Trade-offs, eh? SSDD? In a matter of speaking, yes. With a positive spin.

Sorry 'bout the thread drift, Lars.

-- Rich (living_in_interesting_times@hotmail.com), July 31, 2001.


Rich, you bring back memories of 'people watching'. I just loved sitting at the park and watching the people walk (more like trot) by and wondering about them. Haven't done that in a long time and it seems that only the Easterners know what it's all about.

-- Maria (anon@ymous.com), August 01, 2001.

Good to see you, Maria. People-watching never interested me much before. Having lived in NC & VA since '93 I had almost forgotten the rich mix of ethnicities the metropolitan northeast houses. The pace and flow of society here still does not match my own, but there's no longer the shock to my system that once there was.

Localities left and right are working to beautify downtown areas; Hoboken was one of the first, if my recollection serves, in this latest wave to reclaim city centers from the attack of REALLY BIG CORPORATIONS - Wal-Mart, Home Depot, etc. - and the effects those corps have on mom & pop stores - going out of business sales and then for rent/sale signs in one shop after another. Ghost downtowns.

Locally, the government is taxing the crap out of property owners in order (in part) to pay for improvements such as brickwork; fancy gaslights; "free" concerts, movies, and such held in the parks. They are also strangling small business owners with forced compliance as to shop facades meeting the GOVS approval as to design and execution and all manner of picayune regulations. They went so far as to condemn the building of the ONLY local grocery store in town - there aren't even ANY 7-11 type stores ANYWHERE in the city limits(!) - so they could then bring in an upscale supermarket (Kings). Kings backed out. Not scared off by the heavyhanded local politicos. Nah. So those who walked to the local supermarket for years many from what I'm told - can no longer do so. Maybe the supermarket building NEEDED condemning. Maybe lives were saved. I don't know.

M-SOB: mind sharing a bit on your Alaska experiences? Where? When? Maybe a Why? Whatever ya got. Muchas gracias.

-- Rich (living_in_interesting_times@hotmail.com), August 01, 2001.



Rich, what do you think of Brett Schundler?

-- Lars (larsguy@yahoo.com), August 01, 2001.

I don't mean what do you think of him politically; what do you think of his chances?

-- Lars (larsguy@yahoo.com), August 01, 2001.

I'm not a political animal so I don't read much on that subject, Lars, AND I'm surrounded by (holding my nose while I type) closed- minded Democrat Liberals.
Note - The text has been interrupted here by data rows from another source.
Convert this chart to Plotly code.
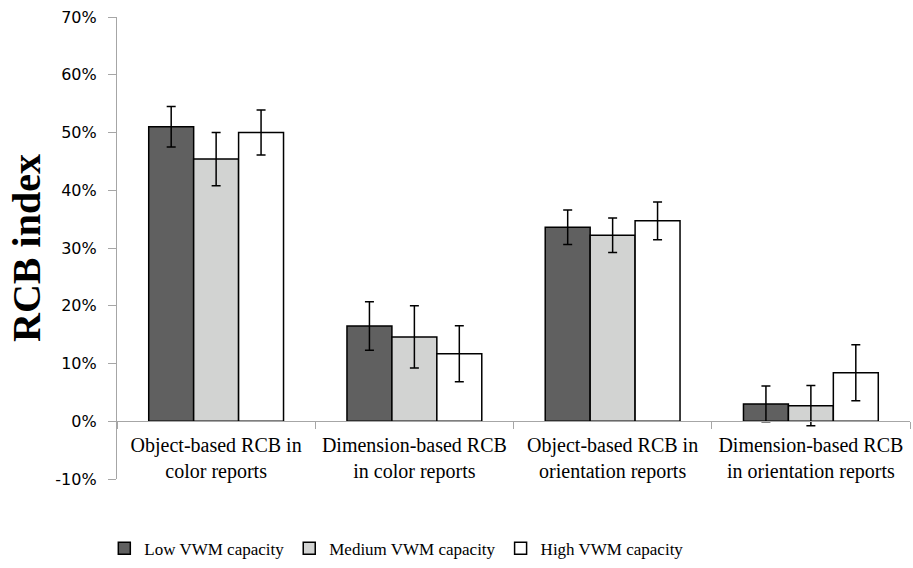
import plotly.graph_objects as go

categories = ["Object-based RCB in<br>color reports",
              "Dimension-based RCB<br>in color reports",
              "Object-based RCB in<br>orientation reports",
              "Dimension-based RCB<br>in orientation reports"]
series_names = ["Low VWM capacity", "Medium VWM capacity", "High VWM capacity"]
low_vals = [51.0, 16.5, 33.6, 3.0]
low_err = [3.5, 4.2, 3.0, 3.1]
med_vals = [45.4, 14.6, 32.2, 2.7]
med_err = [4.6, 5.4, 3.0, 3.5]
high_vals = [50.0, 11.7, 34.7, 8.4]
high_err = [3.9, 4.85, 3.25, 4.85]
y_ticks = [-10, 0, 10, 20, 30, 40, 50, 60, 70]
y_tick_labels = ["-10%", "0%", "10%", "20%", "30%", "40%", "50%", "60%", "70%"]

colors = ["#606060", "#D2D3D2", "#FFFFFF"]
vals = [low_vals, med_vals, high_vals]
errs = [low_err, med_err, high_err]

fig = go.Figure()
for name, v, e, c in zip(series_names, vals, errs, colors):
    fig.add_trace(go.Bar(
        x=categories, y=v, name=name,
        marker=dict(color=c, line=dict(color="#000000", width=1.5)),
        error_y=dict(type="data", array=e, visible=True, color="#000000",
                     thickness=1.5, width=4.5),
    ))

fig.update_layout(
    width=913, height=568,
    margin=dict(l=117, r=3, t=17, b=89, autoexpand=False),
    paper_bgcolor="white", plot_bgcolor="white",
    barmode="group", bargap=0.32, bargroupgap=0,
    font=dict(family="Liberation Serif", color="#000000"),
    showlegend=True,
    legend=dict(orientation="h", x=-0.016, xanchor="left", y=-0.112, yanchor="top",
                font=dict(family="Liberation Serif", size=17, color="#000000"),
                itemwidth=30, traceorder="normal"),
    xaxis=dict(
        anchor="free", position=0.125, automargin=False,
        showline=True, linecolor="#A6A6A6", linewidth=1.2,
        ticks="outside", tickson="boundaries", ticklen=7, tickcolor="#A6A6A6",
        ticklabelstandoff=6,
        tickfont=dict(family="Liberation Serif", size=20, color="#000000"),
        showgrid=False,
    ),
    yaxis=dict(
        range=[-10, 70], tickvals=y_ticks, ticktext=y_tick_labels,
        automargin=False,
        showline=True, linecolor="#A6A6A6", linewidth=1.2,
        ticks="outside", ticklen=8, tickcolor="#A6A6A6",
        ticklabelstandoff=8,
        tickfont=dict(family="DejaVu Sans", size=16, color="#000000"),
        showgrid=False, zeroline=False,
        title=dict(text="<b>RCB index</b>", standoff=2,
                   font=dict(family="Liberation Serif", size=40, color="#000000")),
    ),
)

fig.write_html("out.html", config={"displayModeBar": False},
               post_script="document.body.style.margin='0';")
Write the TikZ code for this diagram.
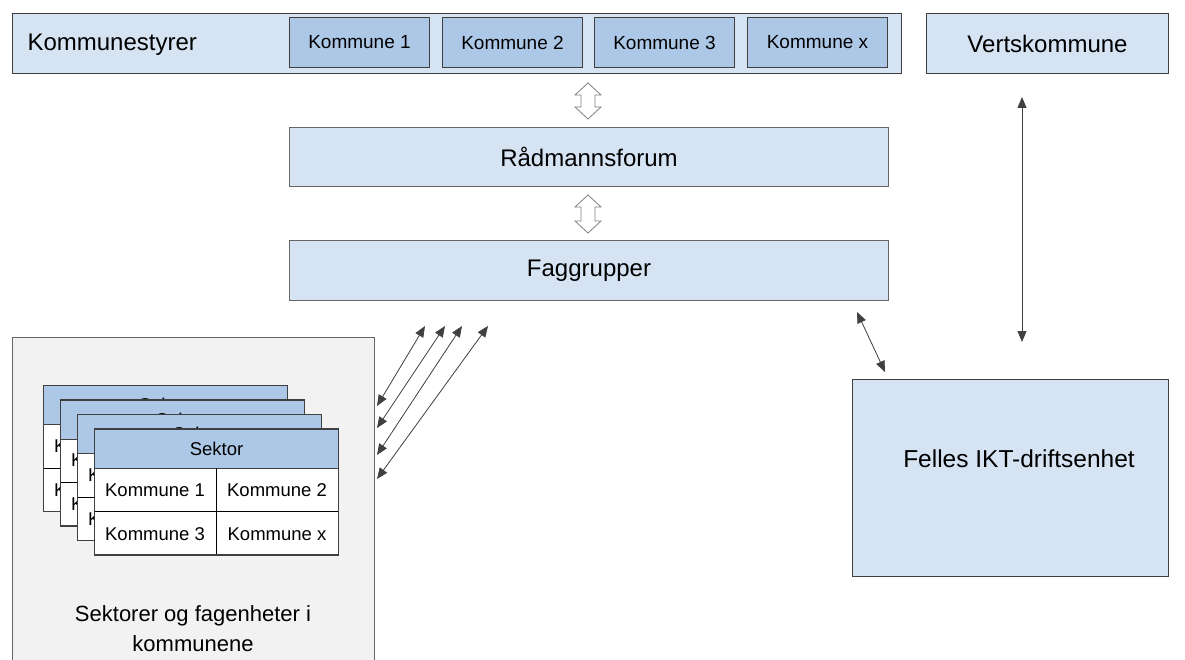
\documentclass[tikz,border=0pt]{standalone}
\usepackage{fontspec}
\setmainfont{Liberation Sans}
\usetikzlibrary{arrows.meta,calc}
\definecolor{lightbox}{HTML}{D6E3F3}
\definecolor{midbox}{HTML}{ADC8E6}
\definecolor{graybg}{HTML}{F2F2F2}
\definecolor{edgec}{HTML}{404040}
\definecolor{thin}{HTML}{A6A6A6}
\definecolor{hollowc}{HTML}{808080}
\begin{document}
\begin{tikzpicture}[x=1pt,y=-1pt,
  boxbase/.style={draw=edgec, line width=1pt, inner sep=0pt, anchor=north west},
  lbox/.style={boxbase, fill=lightbox},
  kbox/.style={boxbase, fill=midbox, minimum width=140pt, minimum height=50pt, font=\fontsize{19}{22}\selectfont},
  bigtext/.style={font=\fontsize{24}{28}\selectfont},
  cellt/.style={font=\fontsize{18.5}{22}\selectfont},
  conn/.style={draw=edgec, line width=0.8pt, {Triangle[length=11pt,width=9pt]}-{Triangle[length=11pt,width=9pt]}},
  hollow/.style={draw=hollowc, fill=white, line width=0.8pt, line join=miter}
]
\useasboundingbox (0,0) rectangle (1185,660);
\fill[white] (0,0) rectangle (1185,660);

% top row
\node[lbox, minimum width=889pt, minimum height=60pt] (styre) at (12,13) {};
\node[bigtext, anchor=west] (styretxt) at (24,45) {Kommunestyrer};
\node[kbox] (k1) at (289,17) {Kommune 1};
\node[kbox] (k2) at (442,17) {Kommune 2};
\node[kbox] (k3) at (594,17) {Kommune 3};
\node[kbox] (kx) at (747,17) {Kommune x};
\node[lbox, minimum width=242pt, minimum height=60pt, bigtext] (verts) at (926,13) {Vertskommune};

% middle boxes
\node[lbox, draw=edgec!80, minimum width=599pt, minimum height=59pt, bigtext] (rad) at (289,127) {Rådmannsforum};
\node[lbox, draw=edgec!80, minimum width=599pt, minimum height=60pt, bigtext] (fag) at (289,240) {Faggrupper};

% hollow double arrows
\foreach \t/\b [count=\i] in {83/119, 195/233}{
  \coordinate (ha\i) at (588,\t);
  \coordinate (hb\i) at (588,\b);
  \path[hollow] (ha\i) -- ++(13,12) -- ++(-6,0) -- ($(hb\i)+(7,-12)$) -- ++(6,0) -- (hb\i)
     -- ++(-13,-12) -- ++(6,0) -- ($(ha\i)+(-7,12)$) -- ++(-6,0) -- cycle;
}

% left gray box
\node[boxbase, draw=edgec!80, fill=graybg, minimum width=362pt, minimum height=340pt] (sek) at (12,337) {};
\node[font=\fontsize{22}{30}\selectfont, align=center, anchor=north] (sektxt) at (193,602) {Sektorer og fagenheter i\\kommunene};

% sector cards
\foreach \i in {0,1,2,3}{
  \pgfmathsetmacro{\cx}{43+17*\i}
  \pgfmathsetmacro{\cy}{385+14.6*\i}
  \begin{scope}[shift={(\cx,\cy)}]
    \node[boxbase, fill=white, minimum width=244pt, minimum height=126pt] (card\i) at (0,0) {};
    \node[boxbase, fill=midbox, minimum width=244pt, minimum height=39pt, cellt] (head\i) at (0,0) {Sektor};
    \draw[thin, line width=0.8pt] (122,39) -- (122,126);
    \draw[thin, line width=0.8pt] (0,83) -- (244,83);
    \draw[edgec, line width=1pt] (0,0) rectangle (244,126);
    \node[cellt] (c1\i) at (61,61) {Kommune 1};
    \node[cellt] (c2\i) at (183,61) {Kommune 2};
    \node[cellt] (c3\i) at (61,105) {Kommune 3};
    \node[cellt] (c4\i) at (183,105) {Kommune x};
  \end{scope}
}

% diagonal arrows
\coordinate (d1a) at (425,326); \coordinate (d1b) at (377,406);
\coordinate (d2a) at (445,326); \coordinate (d2b) at (377,428);
\coordinate (d3a) at (462,326); \coordinate (d3b) at (377,455);
\coordinate (d4a) at (488,326); \coordinate (d4b) at (377,479);
\foreach \i in {1,2,3,4}{ \draw[conn] (d\i a) -- (d\i b); }

% right side
\node[lbox, minimum width=316pt, minimum height=197pt] (felles) at (852,379) {};
\node[font=\fontsize{24.5}{28}\selectfont] (fellestxt) at (1019,459) {Felles IKT-driftsenhet};
\coordinate (va) at (1022,97); \coordinate (vb) at (1022,342);
\draw[conn] (va) -- (vb);
\coordinate (fa) at (857,312); \coordinate (fb) at (885,372);
\draw[conn] (fa) -- (fb);
\end{tikzpicture}
\end{document}
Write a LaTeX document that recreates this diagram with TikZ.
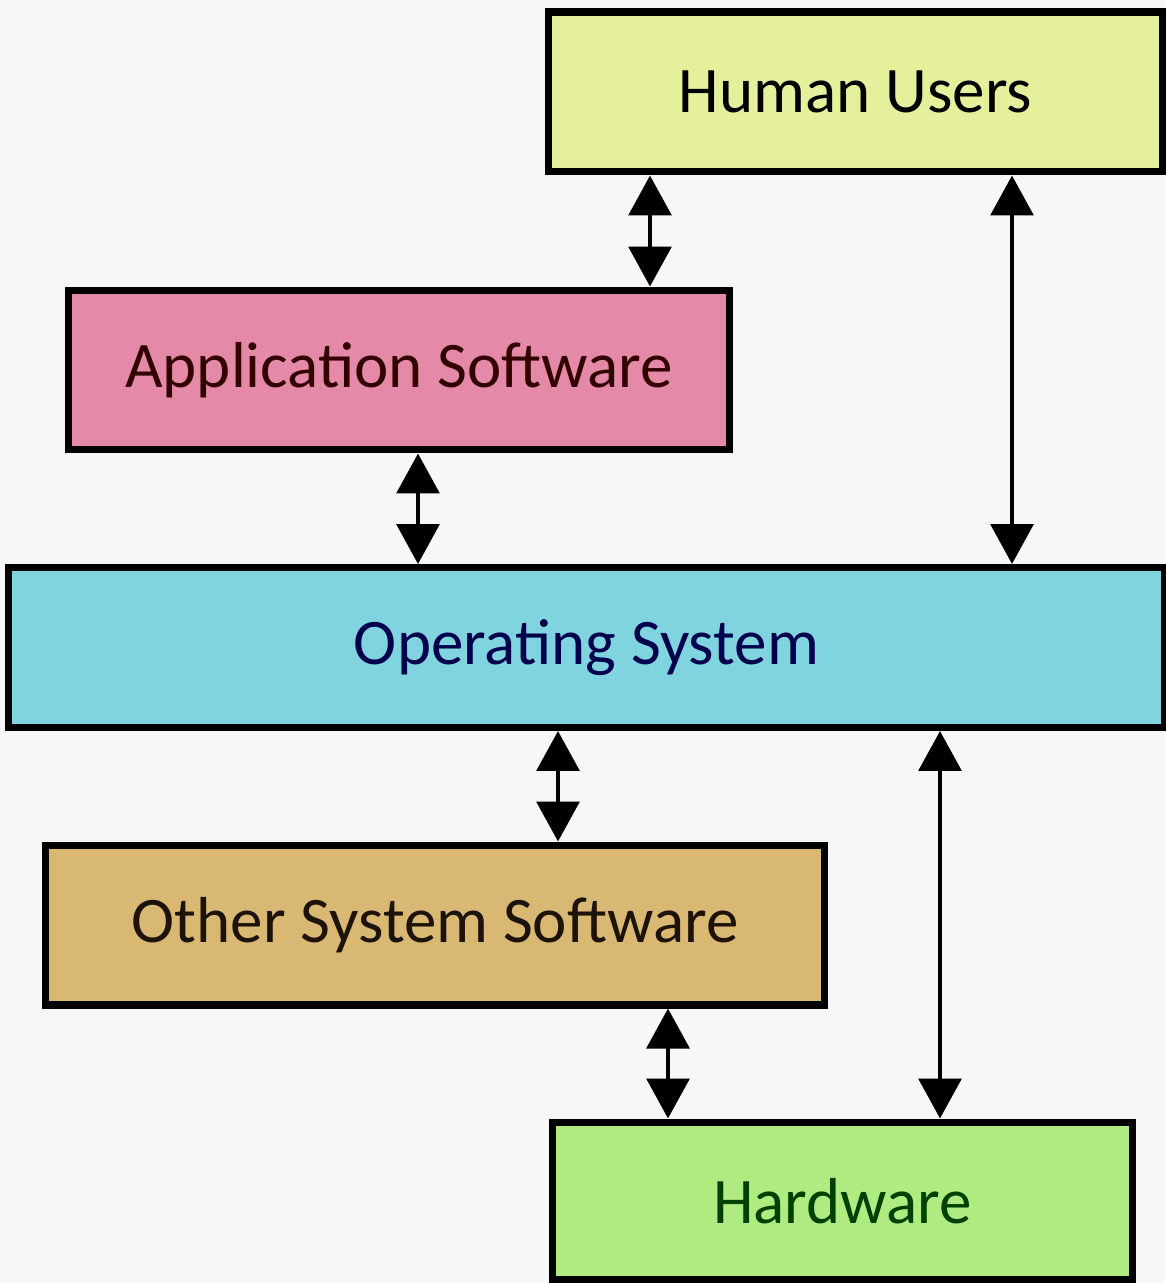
\documentclass[tikz,border=0pt]{standalone}
\usepackage{xcolor}
\usepackage{fontspec}
\setmainfont{Carlito}
\usepackage{tikz}
\usetikzlibrary{arrows.meta}

\definecolor{usercol}{HTML}{E6F09C}
\definecolor{appcol}{HTML}{E48AA8}
\definecolor{oscol}{HTML}{80D4E0}
\definecolor{othercol}{HTML}{D8B872}
\definecolor{hwcol}{HTML}{B0EB82}
\definecolor{paper}{HTML}{F7F7F7}

\begin{document}
\begin{tikzpicture}[
    x=0.02cm, y=-0.02cm,
    layer/.style={
      draw=black,
      line width=4pt,
      rectangle,
      inner sep=0pt,
      minimum height=3.2cm,
      font=\fontsize{37}{40}\selectfont,
    },
    biarrow/.style={
      line width=2.8pt,
      {Triangle[length=0.8cm, width=0.85cm]}-{Triangle[length=0.8cm, width=0.85cm]},
    },
  ]
  \fill[paper] (0, 0) rectangle (1165, 1283);
  \useasboundingbox (0, 0) rectangle (1165, 1283);

  \node[layer, fill=usercol, minimum width=12.3cm, text=black]
    (users) at (855.5, 92) {Human Users};
  \node[layer, fill=appcol, minimum width=13.24cm, text=black!80!red]
    (app) at (399, 370) {Application Software};
  \node[layer, fill=oscol, minimum width=23.14cm, text=blue!30!black]
    (os) at (586.5, 647.5) {Operating System};
  \node[layer, fill=othercol, minimum width=15.6cm, text=black!85!brown]
    (other) at (435, 925) {Other System Software};
  \node[layer, fill=hwcol, minimum width=11.62cm, minimum height=3.16cm, text=green!25!black]
    (hw) at (842.5, 1201) {Hardware};

  \draw[biarrow] (users.south -| 650, 0) -- (app.north -| 650, 0);
  \draw[biarrow] (users.south -| 1012, 0) -- (os.north -| 1012, 0);
  \draw[biarrow] (app.south -| 418, 0) -- (os.north -| 418, 0);
  \draw[biarrow] (os.south -| 558, 0) -- (other.north -| 558, 0);
  \draw[biarrow] (os.south -| 940, 0) -- (hw.north -| 940, 0);
  \draw[biarrow] (other.south -| 668, 0) -- (hw.north -| 668, 0);
\end{tikzpicture}
\end{document}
My bro, his SO, and their friends are all guilty of this most heinous state of being. They'd vote for a crash test dummy before looking at ANY Republican candidate for office. Some would say several million Republicans did exactly this (in reverse) last November...

That said, my understanding is McGreevey is not well liked as Dems go. It is certainly possible that he'll run an awful campaign and lose the race for Governor.

Schundler's victory in the Republican primary REALLY pissed off what there is of a NJ Republican machine. He must fundraise heavily outside the state and paste his message far and wide if he is to have a shot at victory.

The one issue I've heard crowing on from the Dem mob which surrounds me is that Schundler supports concealed carry permits. He (whisper) thinks responsible citizens should have the privelege to defend themselves with firearms. They (the Dem mob) believe McGreevey should speak ad nauseum on this issue in order to scare any Dems who are teetering.

If, in the next few months, I decide to pay attention to the race for Governor of NJ, I'll post my thoughts for you.